--- begin Dataset ---

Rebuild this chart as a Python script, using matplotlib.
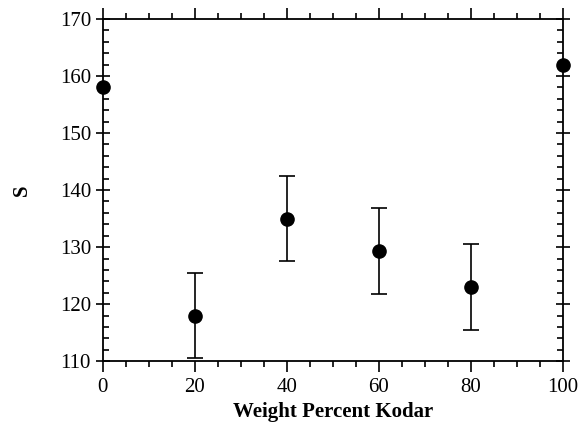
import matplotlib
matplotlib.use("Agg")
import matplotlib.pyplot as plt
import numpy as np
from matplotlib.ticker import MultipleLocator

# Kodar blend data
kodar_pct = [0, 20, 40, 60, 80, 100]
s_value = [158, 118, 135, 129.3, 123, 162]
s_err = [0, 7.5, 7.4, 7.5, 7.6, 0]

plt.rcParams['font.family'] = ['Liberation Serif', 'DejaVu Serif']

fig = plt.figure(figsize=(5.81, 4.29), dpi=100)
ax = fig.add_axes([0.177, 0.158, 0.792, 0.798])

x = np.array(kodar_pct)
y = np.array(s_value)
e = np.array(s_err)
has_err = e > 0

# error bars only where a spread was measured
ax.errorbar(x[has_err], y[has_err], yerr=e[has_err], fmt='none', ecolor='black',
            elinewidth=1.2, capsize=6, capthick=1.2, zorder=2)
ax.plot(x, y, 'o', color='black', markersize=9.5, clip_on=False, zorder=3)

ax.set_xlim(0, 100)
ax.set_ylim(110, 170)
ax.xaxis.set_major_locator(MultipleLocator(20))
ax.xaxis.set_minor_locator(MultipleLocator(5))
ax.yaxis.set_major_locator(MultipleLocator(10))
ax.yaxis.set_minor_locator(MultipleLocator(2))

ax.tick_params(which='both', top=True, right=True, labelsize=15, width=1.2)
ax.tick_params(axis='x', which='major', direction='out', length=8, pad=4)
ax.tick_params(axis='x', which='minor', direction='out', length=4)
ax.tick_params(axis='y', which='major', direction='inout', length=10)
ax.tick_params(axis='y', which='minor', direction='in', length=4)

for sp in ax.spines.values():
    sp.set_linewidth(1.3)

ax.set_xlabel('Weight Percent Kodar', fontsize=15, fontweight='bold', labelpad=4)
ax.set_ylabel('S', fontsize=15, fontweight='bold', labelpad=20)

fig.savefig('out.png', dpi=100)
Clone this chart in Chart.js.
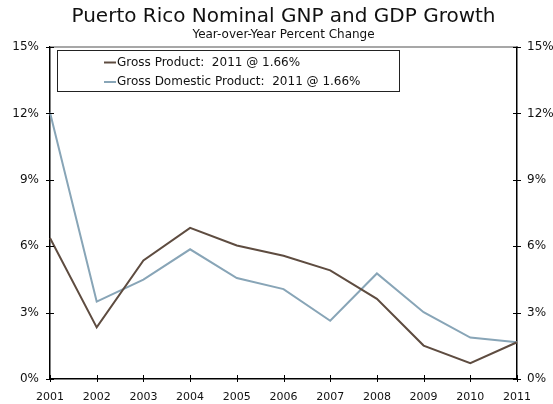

--- end Dataset ---

▶ The exercise: Reproduce the full listing faithfully, but do not carry over any pictures.

▶ Correct response:
Rebuild this chart as a Python script, using matplotlib.
import matplotlib
matplotlib.use("Agg")
import matplotlib.pyplot as plt
import numpy as np
from matplotlib.ticker import MultipleLocator

# Kodar blend data
kodar_pct = [0, 20, 40, 60, 80, 100]
s_value = [158, 118, 135, 129.3, 123, 162]
s_err = [0, 7.5, 7.4, 7.5, 7.6, 0]

plt.rcParams['font.family'] = ['Liberation Serif', 'DejaVu Serif']

fig = plt.figure(figsize=(5.81, 4.29), dpi=100)
ax = fig.add_axes([0.177, 0.158, 0.792, 0.798])

x = np.array(kodar_pct)
y = np.array(s_value)
e = np.array(s_err)
has_err = e > 0

# error bars only where a spread was measured
ax.errorbar(x[has_err], y[has_err], yerr=e[has_err], fmt='none', ecolor='black',
            elinewidth=1.2, capsize=6, capthick=1.2, zorder=2)
ax.plot(x, y, 'o', color='black', markersize=9.5, clip_on=False, zorder=3)

ax.set_xlim(0, 100)
ax.set_ylim(110, 170)
ax.xaxis.set_major_locator(MultipleLocator(20))
ax.xaxis.set_minor_locator(MultipleLocator(5))
ax.yaxis.set_major_locator(MultipleLocator(10))
ax.yaxis.set_minor_locator(MultipleLocator(2))

ax.tick_params(which='both', top=True, right=True, labelsize=15, width=1.2)
ax.tick_params(axis='x', which='major', direction='out', length=8, pad=4)
ax.tick_params(axis='x', which='minor', direction='out', length=4)
ax.tick_params(axis='y', which='major', direction='inout', length=10)
ax.tick_params(axis='y', which='minor', direction='in', length=4)

for sp in ax.spines.values():
    sp.set_linewidth(1.3)

ax.set_xlabel('Weight Percent Kodar', fontsize=15, fontweight='bold', labelpad=4)
ax.set_ylabel('S', fontsize=15, fontweight='bold', labelpad=20)

fig.savefig('out.png', dpi=100)
Clone this chart in Chart.js.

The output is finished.